There are several ways to handle missing data:

A. Deleting Rows with Missing Data

The simplest way to handle missing data is to remove the rows containing it.


# Drop rows with missing values
df.dropna(inplace=True)

However, be careful as this could result in a loss of information, especially if a large number of rows have missing data.

B. Filling Missing Data

Another way to handle missing data is by filling in the missing values. A common method is using the mean of the non-missing entries.


# Fill missing values in the Age column with the mean age
df['Age'].fillna(df['Age'].mean(), inplace=True)

In the case of categorical data, a common method is using the mode (most frequently occurring value).


# Fill missing values in the Gender column with the mode
df['Gender'].fillna(df['Gender'].mode()[0], inplace=True)
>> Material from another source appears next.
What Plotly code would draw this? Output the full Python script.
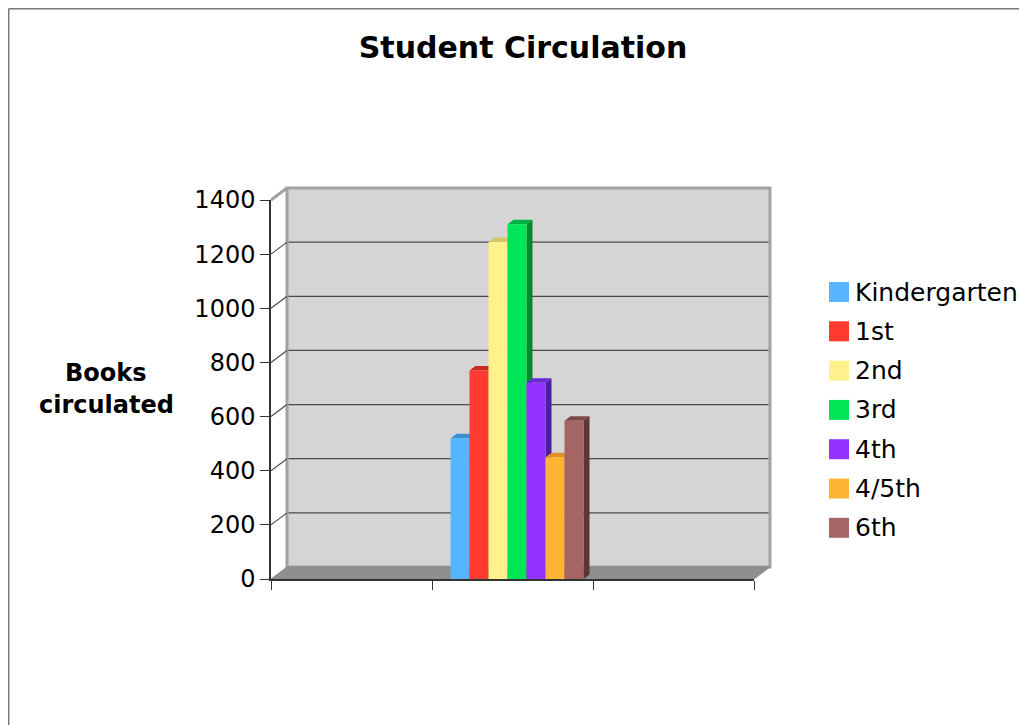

C. Interpolation of Missing Data

For data that has a logical order or sequence (like time series data), you can use interpolation to fill missing values.


# Interpolate missing values in the Temperature column
df['Temperature'].interpolate(method='linear', inplace=True)

VI. Conclusion

Data cleaning is a vital part of the data science process. 'Dirty' data can lead to 'dirty' insights, so it's important to take the time to clean and preprocess your data. Remember, garbage in, garbage out.

Python's pandas library offers a wealth of tools for data cleaning, from handling data type constraints and range constraints to dealing with duplicates and missing data. Each dataset is unique, so the methods you use will depend on the specifics of your data.

As a data scientist, it's your job to make sure that your data is as clean and accurate as possible. After all, it's not just about having data, it's about having data you can trust.

This tutorial has hopefully given you a good foundation in data cleaning. Remember, the more you practice, the better you'll become. Happy cleaning!